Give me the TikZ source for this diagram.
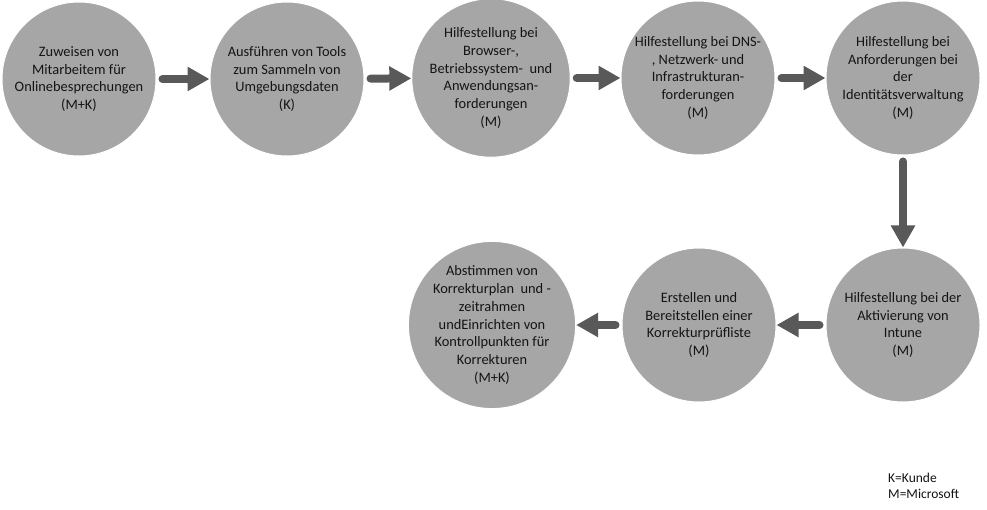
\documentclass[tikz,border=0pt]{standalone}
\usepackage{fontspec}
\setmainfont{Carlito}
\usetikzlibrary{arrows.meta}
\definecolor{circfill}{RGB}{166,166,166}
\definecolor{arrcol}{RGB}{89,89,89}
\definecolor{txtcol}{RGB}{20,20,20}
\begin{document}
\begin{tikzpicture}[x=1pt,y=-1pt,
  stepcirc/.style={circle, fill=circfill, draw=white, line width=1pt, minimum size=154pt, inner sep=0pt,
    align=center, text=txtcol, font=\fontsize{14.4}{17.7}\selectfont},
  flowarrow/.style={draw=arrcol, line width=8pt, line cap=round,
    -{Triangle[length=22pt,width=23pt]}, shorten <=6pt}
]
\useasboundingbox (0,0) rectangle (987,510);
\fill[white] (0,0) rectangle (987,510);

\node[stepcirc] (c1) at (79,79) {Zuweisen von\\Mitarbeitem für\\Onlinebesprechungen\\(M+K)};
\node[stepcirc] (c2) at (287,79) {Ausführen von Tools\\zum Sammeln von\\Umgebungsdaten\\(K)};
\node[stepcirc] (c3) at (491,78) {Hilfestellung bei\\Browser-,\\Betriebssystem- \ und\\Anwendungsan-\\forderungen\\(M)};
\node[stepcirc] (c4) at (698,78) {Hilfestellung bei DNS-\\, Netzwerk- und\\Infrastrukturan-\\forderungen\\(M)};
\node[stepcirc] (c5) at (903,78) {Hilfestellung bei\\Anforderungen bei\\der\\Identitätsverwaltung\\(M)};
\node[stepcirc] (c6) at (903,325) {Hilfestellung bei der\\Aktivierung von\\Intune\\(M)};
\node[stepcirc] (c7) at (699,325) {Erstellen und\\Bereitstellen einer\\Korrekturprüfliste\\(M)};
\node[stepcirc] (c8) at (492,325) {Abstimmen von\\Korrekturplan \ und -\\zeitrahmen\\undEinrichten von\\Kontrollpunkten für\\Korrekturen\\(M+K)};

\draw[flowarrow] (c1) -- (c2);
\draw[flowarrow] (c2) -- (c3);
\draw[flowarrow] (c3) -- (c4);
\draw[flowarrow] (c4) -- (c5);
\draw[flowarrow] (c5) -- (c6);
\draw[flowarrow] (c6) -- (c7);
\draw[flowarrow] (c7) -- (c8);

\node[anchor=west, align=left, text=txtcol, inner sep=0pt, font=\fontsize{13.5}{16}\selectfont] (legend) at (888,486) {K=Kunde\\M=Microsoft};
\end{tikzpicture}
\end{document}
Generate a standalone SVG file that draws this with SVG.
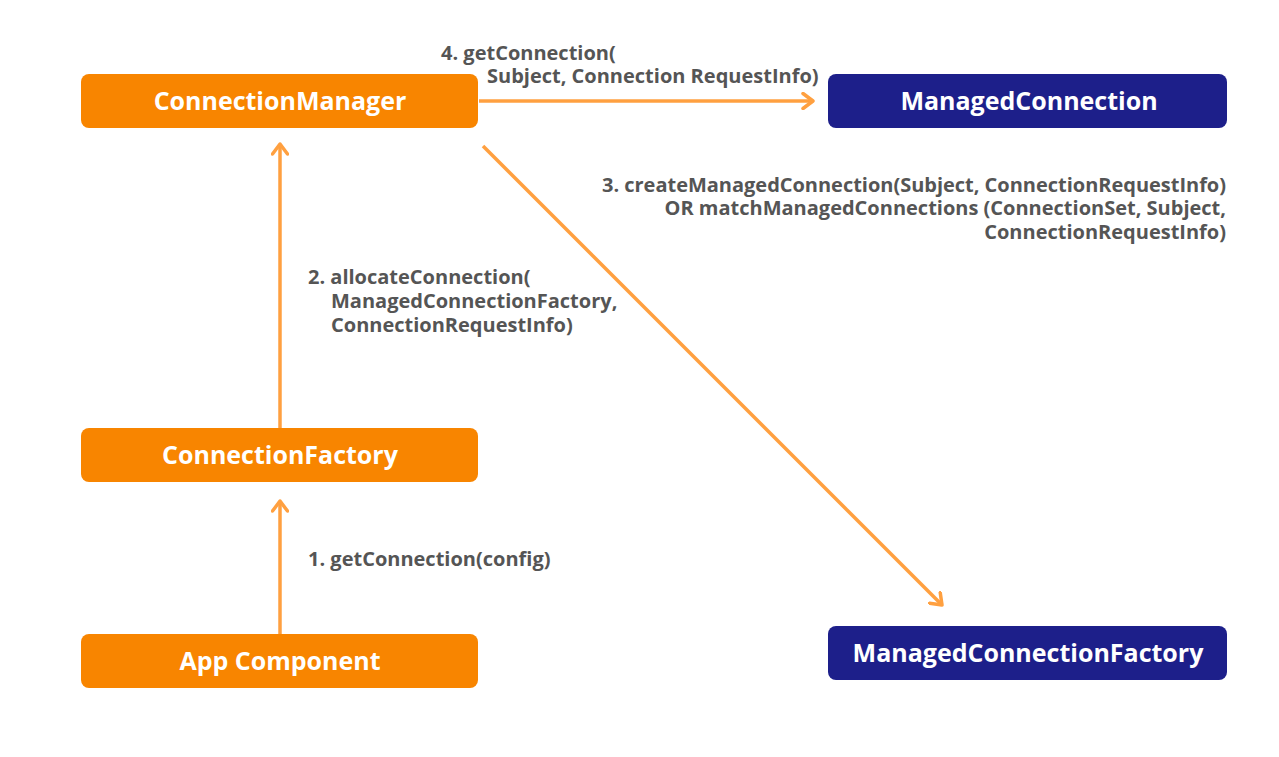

Given request:
Transcribe the preceding listing in its entirety and with exact wording, leaving out pictures.

Response for this exercise:
Give me the TikZ source for this diagram.
\documentclass[tikz,border=0pt]{standalone}
\usepackage{fontspec}
\setmainfont{Carlito}
\usetikzlibrary{arrows.meta}
\definecolor{circfill}{RGB}{166,166,166}
\definecolor{arrcol}{RGB}{89,89,89}
\definecolor{txtcol}{RGB}{20,20,20}
\begin{document}
\begin{tikzpicture}[x=1pt,y=-1pt,
  stepcirc/.style={circle, fill=circfill, draw=white, line width=1pt, minimum size=154pt, inner sep=0pt,
    align=center, text=txtcol, font=\fontsize{14.4}{17.7}\selectfont},
  flowarrow/.style={draw=arrcol, line width=8pt, line cap=round,
    -{Triangle[length=22pt,width=23pt]}, shorten <=6pt}
]
\useasboundingbox (0,0) rectangle (987,510);
\fill[white] (0,0) rectangle (987,510);

\node[stepcirc] (c1) at (79,79) {Zuweisen von\\Mitarbeitem für\\Onlinebesprechungen\\(M+K)};
\node[stepcirc] (c2) at (287,79) {Ausführen von Tools\\zum Sammeln von\\Umgebungsdaten\\(K)};
\node[stepcirc] (c3) at (491,78) {Hilfestellung bei\\Browser-,\\Betriebssystem- \ und\\Anwendungsan-\\forderungen\\(M)};
\node[stepcirc] (c4) at (698,78) {Hilfestellung bei DNS-\\, Netzwerk- und\\Infrastrukturan-\\forderungen\\(M)};
\node[stepcirc] (c5) at (903,78) {Hilfestellung bei\\Anforderungen bei\\der\\Identitätsverwaltung\\(M)};
\node[stepcirc] (c6) at (903,325) {Hilfestellung bei der\\Aktivierung von\\Intune\\(M)};
\node[stepcirc] (c7) at (699,325) {Erstellen und\\Bereitstellen einer\\Korrekturprüfliste\\(M)};
\node[stepcirc] (c8) at (492,325) {Abstimmen von\\Korrekturplan \ und -\\zeitrahmen\\undEinrichten von\\Kontrollpunkten für\\Korrekturen\\(M+K)};

\draw[flowarrow] (c1) -- (c2);
\draw[flowarrow] (c2) -- (c3);
\draw[flowarrow] (c3) -- (c4);
\draw[flowarrow] (c4) -- (c5);
\draw[flowarrow] (c5) -- (c6);
\draw[flowarrow] (c6) -- (c7);
\draw[flowarrow] (c7) -- (c8);

\node[anchor=west, align=left, text=txtcol, inner sep=0pt, font=\fontsize{13.5}{16}\selectfont] (legend) at (888,486) {K=Kunde\\M=Microsoft};
\end{tikzpicture}
\end{document}
Generate a standalone SVG file that draws this with SVG.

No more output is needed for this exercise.